Sharif's Party Pulls Out of Pakistan Cabinet

Former Pakistani Prime Minister Nawaz Sharif said Monday his party was withdrawing from the cabinet -- though it still supported the coalition government -- because of a dispute over restoring judges fired by President Pervez Musharraf.
Nawaz Sharif (center) in Rawalpindi; AP Photo

The decision to depart the government came after Sharif's Pakistan Muslim League was unable to agree on how to restore the judges with the other main coalition party led by Asif Ali Zardari, the widower of slain opposition leader Benazir Bhutto.

Musharraf fired dozens of judges last year during a time of political turmoil in the country, which led him to declare a state of emergency. The judges were weighing Musharraf's eligibility as president, and he ended up reshaping the Supreme Court and giving up his position of army chief to become a civilian leader.

Sharif and Zardari's Pakistan Peoples Party agree that the judges should be reinstated, but they were unable to settle on terms after three days of talks in London.

Zardari's party wants to link the judges' reinstatement with broader judicial reforms that could restrict the chief justice's tenure, according to the Associated Press. Other legal and political issues, including what to do with the judges installed after the purge, added to the complexity of the matter.

President Musharraf won re-election last year, but his party lost parliamentary elections this year. The two opposition parties led by Sharif and Zardari did not win a majority of seats on their own, so they instead agreed to form a coalition government.
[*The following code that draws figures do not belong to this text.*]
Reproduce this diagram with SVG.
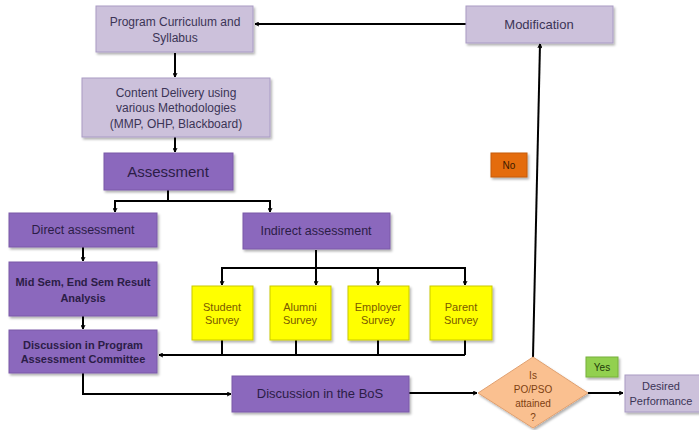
<svg xmlns="http://www.w3.org/2000/svg" width="699" height="430" viewBox="0 0 699 430">
<defs>
<filter id="sh" x="-10%" y="-10%" width="125%" height="130%">
<feDropShadow dx="1.5" dy="2" stdDeviation="1.2" flood-color="#000" flood-opacity="0.3"/>
</filter>
<marker id="ah" viewBox="0 0 10 10" refX="9" refY="5" markerWidth="5" markerHeight="5" orient="auto-start-reverse" markerUnits="userSpaceOnUse">
<path d="M1,1 L9,5 L1,9" fill="none" stroke="#000" stroke-width="2"/>
</marker>
<style>
.light{fill:#ccc1db;stroke:#a99bc4;stroke-width:1}
.dark{fill:#8b68bd;stroke:#7a5aa8;stroke-width:1}
.yel{fill:#ffff00;stroke:#c9c900;stroke-width:1}
text{font-family:"Liberation Sans",Arial,sans-serif;text-anchor:middle}
.lt{fill:#3b3456;font-size:12px}
.dt{fill:#2b1d47;font-size:12px;font-weight:bold}
.st{fill:#7a5a00;font-size:11px}
.c{fill:none;stroke:#000;stroke-width:2}
.a{marker-end:url(#ah)}
</style>
</defs>
<g id="connectors">
<path class="c a" d="M466,24 H255"/>
<path class="c a" d="M175,53 V77"/>
<path class="c a" d="M175,137 V152"/>
<path class="c" d="M168,190 V201 M115,201 H270"/>
<path class="c a" d="M115,200 V212"/>
<path class="c a" d="M270,200 V212"/>
<path class="c a" d="M83,247 V261"/>
<path class="c a" d="M83,316 V329"/>
<path class="c" d="M316,250 V268 M222,268 H465"/>
<path class="c a" d="M222,267 V285"/>
<path class="c a" d="M316,267 V285"/>
<path class="c a" d="M378,267 V285"/>
<path class="c a" d="M465,267 V285"/>
<path class="c" d="M222,340 V355 M296,340 V355 M378,340 V355 M465,340 V355"/>
<path class="c a" d="M465,355 H159"/>
<path class="c a" d="M83,373 V394 H231"/>
<path class="c a" d="M409,393 H477"/>
<path class="c a" d="M533,357 L540,44"/>
<path class="c a" d="M588,393 H623"/>
</g>
<g id="program-curriculum">
<rect class="light" x="96" y="6" width="157" height="46" filter="url(#sh)"/>
<text class="lt" x="175" y="26">Program Curriculum and</text>
<text class="lt" x="175" y="42">Syllabus</text>
</g>
<g id="content-delivery">
<rect class="light" x="82" y="78" width="188" height="59" filter="url(#sh)"/>
<text class="lt" x="176" y="97">Content Delivery using</text>
<text class="lt" x="176" y="112">various Methodologies</text>
<text class="lt" x="176" y="128">(MMP, OHP, Blackboard)</text>
</g>
<g id="assessment">
<rect class="dark" x="104" y="153" width="129" height="37" filter="url(#sh)"/>
<text class="dt" x="168" y="177" style="font-size:15px;font-weight:normal">Assessment</text>
</g>
<g id="modification">
<rect class="light" x="466" y="6" width="147" height="37" filter="url(#sh)"/>
<text class="lt" x="539" y="29" style="font-size:13px">Modification</text>
</g>
<g id="no-label">
<rect x="491" y="153" width="36" height="24" fill="#e46c0a" stroke="#c55a08" filter="url(#sh)"/>
<text x="509" y="169" style="font-size:10px;fill:#3a1a00">No</text>
</g>
<g id="direct-assessment">
<rect class="dark" x="9" y="213" width="148" height="34" filter="url(#sh)"/>
<text class="dt" x="83" y="234" style="font-size:12.5px;font-weight:normal">Direct assessment</text>
</g>
<g id="indirect-assessment">
<rect class="dark" x="243" y="213" width="147" height="36" filter="url(#sh)"/>
<text class="dt" x="316" y="235" style="font-size:12.5px;font-weight:normal">Indirect assessment</text>
</g>
<g id="mid-sem">
<rect class="dark" x="9" y="262" width="148" height="54" filter="url(#sh)"/>
<text class="dt" x="83" y="286" style="font-size:11px">Mid Sem, End Sem Result</text>
<text class="dt" x="83" y="302" style="font-size:11px">Analysis</text>
</g>
<g id="discussion-pac">
<rect class="dark" x="9" y="330" width="148" height="43" filter="url(#sh)"/>
<text class="dt" x="83" y="349" style="font-size:11px">Discussion in Program</text>
<text class="dt" x="83" y="363" style="font-size:11px">Assessment Committee</text>
</g>
<g id="student-survey">
<rect class="yel" x="192" y="286" width="61" height="54" filter="url(#sh)"/>
<text class="st" x="222" y="311">Student</text>
<text class="st" x="222" y="324">Survey</text>
</g>
<g id="alumni-survey">
<rect class="yel" x="270" y="286" width="61" height="54" filter="url(#sh)"/>
<text class="st" x="300" y="311">Alumni</text>
<text class="st" x="300" y="324">Survey</text>
</g>
<g id="employer-survey">
<rect class="yel" x="348" y="286" width="61" height="54" filter="url(#sh)"/>
<text class="st" x="378" y="311">Employer</text>
<text class="st" x="378" y="324">Survey</text>
</g>
<g id="parent-survey">
<rect class="yel" x="430" y="286" width="62" height="54" filter="url(#sh)"/>
<text class="st" x="461" y="311">Parent</text>
<text class="st" x="461" y="324">Survey</text>
</g>
<g id="discussion-bos">
<rect class="dark" x="232" y="376" width="177" height="36" filter="url(#sh)"/>
<text class="dt" x="320" y="398" style="font-size:13px;font-weight:normal">Discussion in the BoS</text>
</g>
<g id="decision">
<polygon points="533,357 588,393 533,428 478,393" fill="#fac090" stroke="#e0a070" filter="url(#sh)"/>
<text x="533" y="379" style="font-size:10px;fill:#7f3f10">Is</text>
<text x="533" y="393" style="font-size:10px;fill:#7f3f10">PO/PSO</text>
<text x="533" y="407" style="font-size:10px;fill:#7f3f10">attained</text>
<text x="533" y="421" style="font-size:10px;fill:#7f3f10">?</text>
</g>
<g id="yes-label">
<rect x="586" y="357" width="32" height="20" fill="#92d050" stroke="#76b03a" filter="url(#sh)"/>
<text x="602" y="371" style="font-size:10px;fill:#1f3a0a">Yes</text>
</g>
<g id="desired-performance">
<rect class="light" x="625" y="375" width="76" height="37" filter="url(#sh)"/>
<text class="lt" x="661" y="390" style="font-size:11px">Desired</text>
<text class="lt" x="661" y="405" style="font-size:11px">Performance</text>
</g>
</svg>
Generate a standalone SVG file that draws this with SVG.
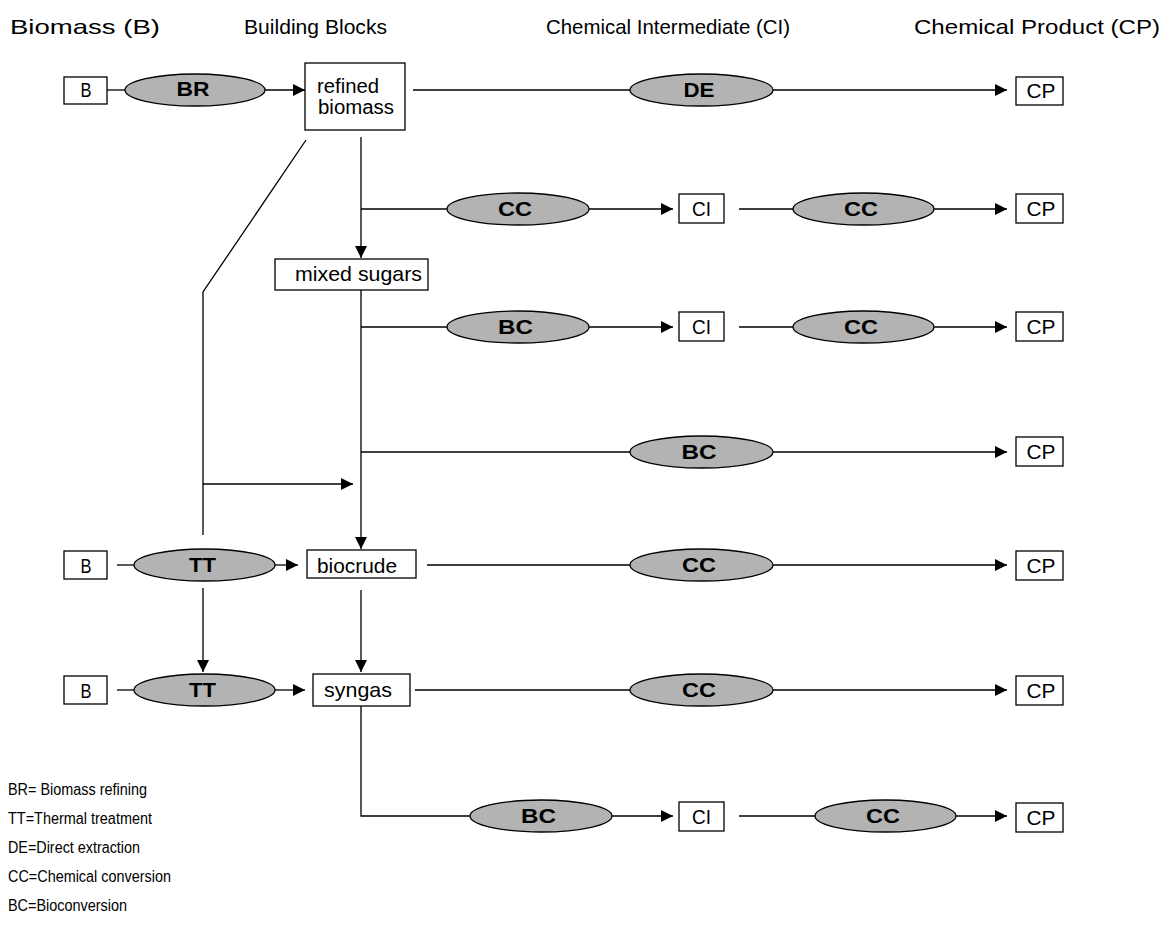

Sharif said Monday he was "very pained" at the decision to withdraw but will still support the coalition government.

"We will sit together for the time being, we are not going to sit on the opposition benches for the time being," he said, quoted the AP. "We will not take any step which will benefit Musharraf's dictatorship."

Zardari's party responded with a conciliatory statement that there is "no doubt that the sacked judges have to be restored ... the only question is how best to do it."

Zardari planned to return to Pakistan on Wednesday to continue talks with the Pakistan Peoples Party, according to PPP spokesman Farhatullah Babar, reported the AP.